Die Rede von der “guten Balance zwischen Ökonomie und Ökologie”

Diese Sentenz findet sich häufig in der politischen Debatte. Sie soll Ausgewogenheit, Realismus und Kompromissbereitschaft signalisieren. Man nimmt ökologische Ziele durchaus sehr ernst, sieht aber auch ökonomische Realitäten und versucht eine vernünftige Abwägung, da man ja auch an Dinge wie Wettbewerbsfähigkeit, Jobs, soziale Ausgewogenheit und dergleichen denken müsse. Schließlich müsse ja alles, was man “für die Umwelt” tue, ja auch “finanziert” werden.

Mich wundert, dass solche Sichtweisen als Ausweis wirtschaftlicher Vernunft gelten, denn sie beruht auf einer Konfusion von Ziel und Mittel (Restriktionen) und infolgedessen einem Fehlverständnis von Güterabwägung und Effizienz. Die Umwelt ist nicht Ziel, sondern Mittel. Wirtschaftliche Prozesse welcher Art auch immer können auf Dauer nur stattfinden, wenn sie ökologische Restriktionen respektieren. Eine zeitlang kann man diese Restriktionen überschreiten, also mehr Ressourcen extrahieren oder die Umwelt als Senke für Emissionen aller Art verwenden als nachhaltig ist, aber eben nicht auf Dauer.

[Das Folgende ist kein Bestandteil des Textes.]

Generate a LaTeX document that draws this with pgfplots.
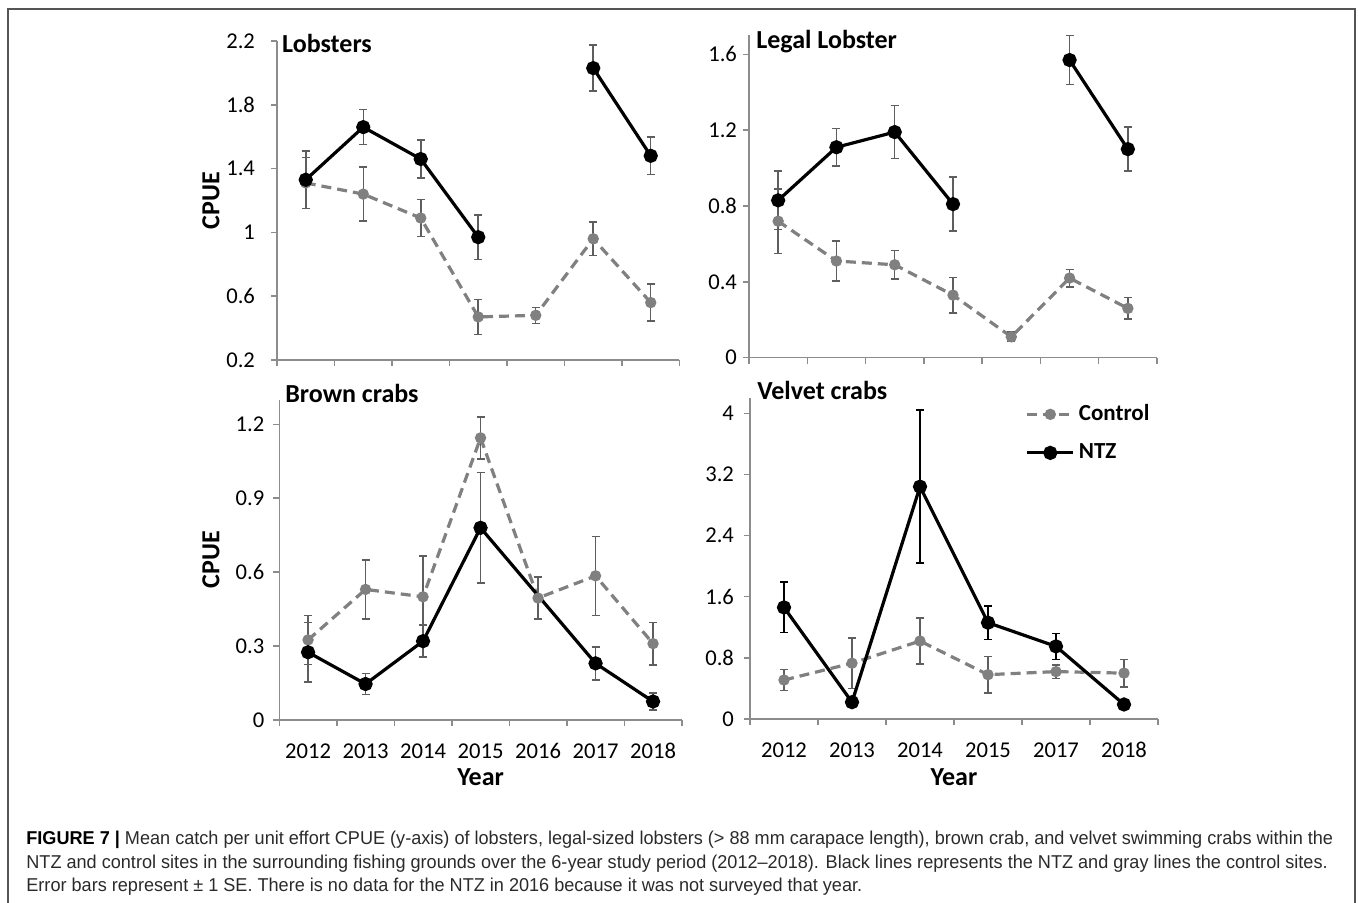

Hinsichtlich des Klimas wird überdeutlich, dass das Ende der tolerierbaren Überschreitung ökologischer Restriktionen gekommen ist. Klima- und Umweltschutz sollten deshalb gerade nicht als Ziel unter mehreren anderen Zielen angesehen werden, sondern als Bestrebung, wirtschaftliche (und andere) Ziele innerhalb und nicht außerhalb der ökologischen Restriktionen zu erreichen. Letztere können wir uns nicht aussuchen. Wenn beim Einkaufen im Supermarkt an der Kasse das Geld nicht ganz reicht, wird man sich auch nicht damit rausreden können, der/die Kassierer/in müsse doch einsehen, dass man eine “ausgewogene Balance” zwischen seinen Konsumwünschen und dem (nicht) vorhandenen Geld im Portemonnaie anstrebe.

Es ist deshalb logisch-konzeptionell schwer nachvollziehbar, was denn ein “Kompromiss” zwischen ökonomischen und ökologischen Zielen, oder ein “Ausgleich von Ökonomie und Ökologie” sein soll. Es ist eine wohlklingende Phrase, von der ich mir wünsche, dass sie ihr Ziel, ökonomische Kompetenz zu signalisieren, verfehlt.

Solange die Menschen wirtschaftliche Ziele schon seit vielen Jahrzehnten auf eine Art und Weise erreichen, die ökologisch nicht nachhaltig ist, sie also quasi ökologisch “auf Kredit” wirtschaften, ist das Jammern über die hohen “Kosten des Umwelt- und Klimaschutzes” unverständlich. Die enormen akkumulierten externen Kosten der Vergangenheit plus die abdiskontierten zukünftigen externen Kosten – also die Kosten des unterlassenen Umwelt- und Klimaschutzes – stellen alles in den Schatten, was auch die ambitioniertesten Klimaschutzprogramme an Ausgaben erfordern. Da sich diese gewaltigen externen Kosten aber bislang fast nicht in den Preisen widergespiegelt haben, hat sich eine Illusion von Wohlstand aufgebaut. Jetzt geht es bildlich gesprochen an die Rückzahlung des ökologischen Kredites und das Geschrei ist groß. Natürlich ist es völlig richtig, dass man zur Einhaltung der Klimaschutzziele ökonomisch “effizient” vorgehen sollte, aber das fällt der Menschheit nun reichlich spät ein. Für eine intertemporal effiziente Strategie hätte man spätestens vor 50 Jahren anfangen sollen.

Entkopplung wirtschaftlicher Aktivität vom Umweltverbrauch, massiver technologischer und struktureller Wandel, Veränderung von Konsummustern usw., möglicherweise auch der eine oder andere Verzicht, falls das mit dem technischen Fortschritt und der Entkopplung nicht so schnell klappt wie es nötig wäre, all das kann man ja auch als “sportliche Herausforderung” sehen denn als ökonomische Bedrohung, um den ökologischen Überziehungskredit (ökolog. Fußabdruck größer als biologische Kapazität) abzubezahlen – kurz bevor der Insolvenzverwalter klopft.